Lines 466-508 discuss details of the GRACE data and their uncertainties in (excessive) detail. At the same time, the authors spent one sentence on stating that two studies considered streamflow errors of about 10%, while the next sentence states that this is maybe a possible average but the variability is very large. The authors spend over 60 lines discussing GRACE and 6 (ok 7) lines to discuss the other variable they use. I do not understand why the authors do not present a more balanced discussion given that both variables suffer from significant and potentially complex uncertainties.
 Starting from the back, i.e. the Outlook section, I wonder what transferrable knowledge the authors contribute that is unrelated to using WaterGap (and potentially the traditional approach to calibrating WaterGap)?
My impression is that most of the conclusions are rather specific to the use of WaterGap. I do not think that this is a problem per se, but it would be good if the authors would be clearer about general outcomes and those specific to WaterGap. One problem in this context is that Discussion and Conclusions are jointly discussed and that this section is 7 pages long. I think these sections can be joined if this part of the paper is short, but here it is very long. A long discussion followed by a very short conclusions and outlook section would make it much easier for the reader. There the authors could also easily separate specific and general conclusions.
 The final recommendation to include uncertainty in climate change impact projections related to freshwater is good, but this is already widely done (see below). Can the authors be more specific regarding their recommendation? They could for example discuss this issue much more in the context of global models and the specific implications this has.
Just a few random examples from a quick online search:
 The connection to existing literature is in places very extensive and in others very brief. All methods used here have been previously assessed widely. Maybe not exactly in this combination, but certainly individually or in combination with other methods. I would therefore have expected that the authors help the reader to start from a more informed level.

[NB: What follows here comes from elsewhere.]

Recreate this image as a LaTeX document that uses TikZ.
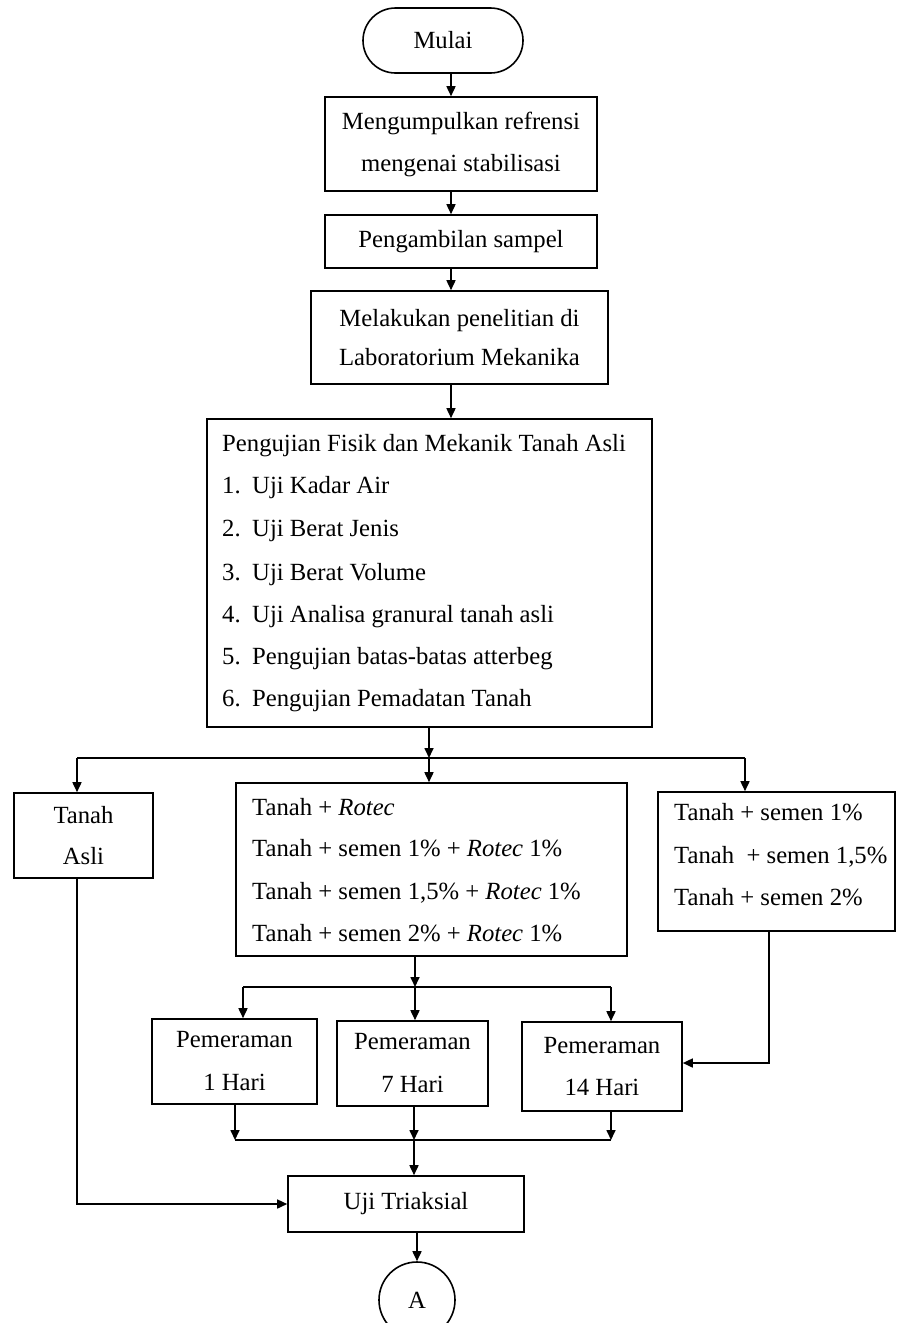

For example, the (poor) ability of GLUE to identify the best parameter set has been explored in the past (see link below) and thus is what should be expected. The issue now is rather what relevance this has for the study at hand.
 While I possibly sound rather critical, I think this is an interesting and relevant study. My comments are simply meant to help the authors communicate their work with the readers. Shortening the paper, being clearer about specific and general contributions, and a better connection with existing literature would make it much easier for readers to understand the study and its relevance.